EXERCISE: Give an exact copy of every line, leaving images out.

MATERIAL:
▼

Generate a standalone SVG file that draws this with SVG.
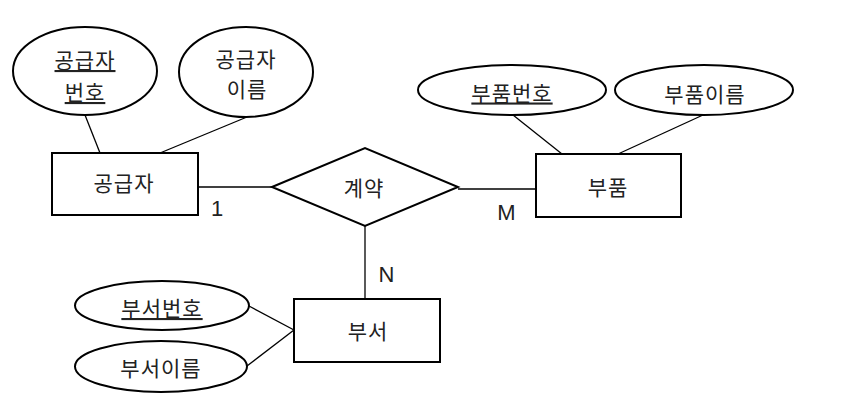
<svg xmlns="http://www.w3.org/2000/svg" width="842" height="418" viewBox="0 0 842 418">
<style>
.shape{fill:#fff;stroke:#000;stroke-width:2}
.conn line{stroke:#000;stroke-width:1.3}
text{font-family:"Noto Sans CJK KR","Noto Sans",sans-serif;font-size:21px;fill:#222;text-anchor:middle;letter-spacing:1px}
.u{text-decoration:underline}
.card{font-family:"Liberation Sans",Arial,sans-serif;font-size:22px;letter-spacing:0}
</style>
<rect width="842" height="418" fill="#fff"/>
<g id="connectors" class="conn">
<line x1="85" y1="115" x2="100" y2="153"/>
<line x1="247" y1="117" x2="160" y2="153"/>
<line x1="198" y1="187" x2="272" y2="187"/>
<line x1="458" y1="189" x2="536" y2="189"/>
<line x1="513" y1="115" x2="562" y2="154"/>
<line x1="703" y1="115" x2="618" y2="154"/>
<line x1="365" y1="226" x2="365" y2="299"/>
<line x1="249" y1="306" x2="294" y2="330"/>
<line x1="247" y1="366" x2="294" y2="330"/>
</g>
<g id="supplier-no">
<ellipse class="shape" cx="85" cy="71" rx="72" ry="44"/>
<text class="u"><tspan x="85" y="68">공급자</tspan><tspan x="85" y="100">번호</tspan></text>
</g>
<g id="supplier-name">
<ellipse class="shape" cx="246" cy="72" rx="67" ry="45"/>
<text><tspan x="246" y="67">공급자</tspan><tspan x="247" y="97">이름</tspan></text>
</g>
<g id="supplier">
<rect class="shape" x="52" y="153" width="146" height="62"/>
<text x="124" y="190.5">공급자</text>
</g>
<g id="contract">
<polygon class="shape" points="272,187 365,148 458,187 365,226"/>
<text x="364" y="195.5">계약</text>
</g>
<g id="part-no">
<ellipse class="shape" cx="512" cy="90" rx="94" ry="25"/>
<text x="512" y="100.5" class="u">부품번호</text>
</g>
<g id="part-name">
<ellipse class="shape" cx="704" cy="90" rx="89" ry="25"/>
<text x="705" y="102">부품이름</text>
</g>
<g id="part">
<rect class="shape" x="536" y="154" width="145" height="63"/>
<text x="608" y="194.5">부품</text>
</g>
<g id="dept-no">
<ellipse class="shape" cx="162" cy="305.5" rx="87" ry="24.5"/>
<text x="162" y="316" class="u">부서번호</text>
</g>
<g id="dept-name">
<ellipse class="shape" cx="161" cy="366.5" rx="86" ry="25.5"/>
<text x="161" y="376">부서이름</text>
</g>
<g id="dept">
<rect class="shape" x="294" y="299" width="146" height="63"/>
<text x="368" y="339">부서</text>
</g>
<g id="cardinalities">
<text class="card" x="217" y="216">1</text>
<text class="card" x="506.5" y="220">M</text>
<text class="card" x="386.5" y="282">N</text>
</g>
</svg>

▲

EXERCISE SOLUTION:
Generate a standalone SVG file that draws this with SVG.
<svg xmlns="http://www.w3.org/2000/svg" width="842" height="418" viewBox="0 0 842 418">
<style>
.shape{fill:#fff;stroke:#000;stroke-width:2}
.conn line{stroke:#000;stroke-width:1.3}
text{font-family:"Noto Sans CJK KR","Noto Sans",sans-serif;font-size:21px;fill:#222;text-anchor:middle;letter-spacing:1px}
.u{text-decoration:underline}
.card{font-family:"Liberation Sans",Arial,sans-serif;font-size:22px;letter-spacing:0}
</style>
<rect width="842" height="418" fill="#fff"/>
<g id="connectors" class="conn">
<line x1="85" y1="115" x2="100" y2="153"/>
<line x1="247" y1="117" x2="160" y2="153"/>
<line x1="198" y1="187" x2="272" y2="187"/>
<line x1="458" y1="189" x2="536" y2="189"/>
<line x1="513" y1="115" x2="562" y2="154"/>
<line x1="703" y1="115" x2="618" y2="154"/>
<line x1="365" y1="226" x2="365" y2="299"/>
<line x1="249" y1="306" x2="294" y2="330"/>
<line x1="247" y1="366" x2="294" y2="330"/>
</g>
<g id="supplier-no">
<ellipse class="shape" cx="85" cy="71" rx="72" ry="44"/>
<text class="u"><tspan x="85" y="68">공급자</tspan><tspan x="85" y="100">번호</tspan></text>
</g>
<g id="supplier-name">
<ellipse class="shape" cx="246" cy="72" rx="67" ry="45"/>
<text><tspan x="246" y="67">공급자</tspan><tspan x="247" y="97">이름</tspan></text>
</g>
<g id="supplier">
<rect class="shape" x="52" y="153" width="146" height="62"/>
<text x="124" y="190.5">공급자</text>
</g>
<g id="contract">
<polygon class="shape" points="272,187 365,148 458,187 365,226"/>
<text x="364" y="195.5">계약</text>
</g>
<g id="part-no">
<ellipse class="shape" cx="512" cy="90" rx="94" ry="25"/>
<text x="512" y="100.5" class="u">부품번호</text>
</g>
<g id="part-name">
<ellipse class="shape" cx="704" cy="90" rx="89" ry="25"/>
<text x="705" y="102">부품이름</text>
</g>
<g id="part">
<rect class="shape" x="536" y="154" width="145" height="63"/>
<text x="608" y="194.5">부품</text>
</g>
<g id="dept-no">
<ellipse class="shape" cx="162" cy="305.5" rx="87" ry="24.5"/>
<text x="162" y="316" class="u">부서번호</text>
</g>
<g id="dept-name">
<ellipse class="shape" cx="161" cy="366.5" rx="86" ry="25.5"/>
<text x="161" y="376">부서이름</text>
</g>
<g id="dept">
<rect class="shape" x="294" y="299" width="146" height="63"/>
<text x="368" y="339">부서</text>
</g>
<g id="cardinalities">
<text class="card" x="217" y="216">1</text>
<text class="card" x="506.5" y="220">M</text>
<text class="card" x="386.5" y="282">N</text>
</g>
</svg>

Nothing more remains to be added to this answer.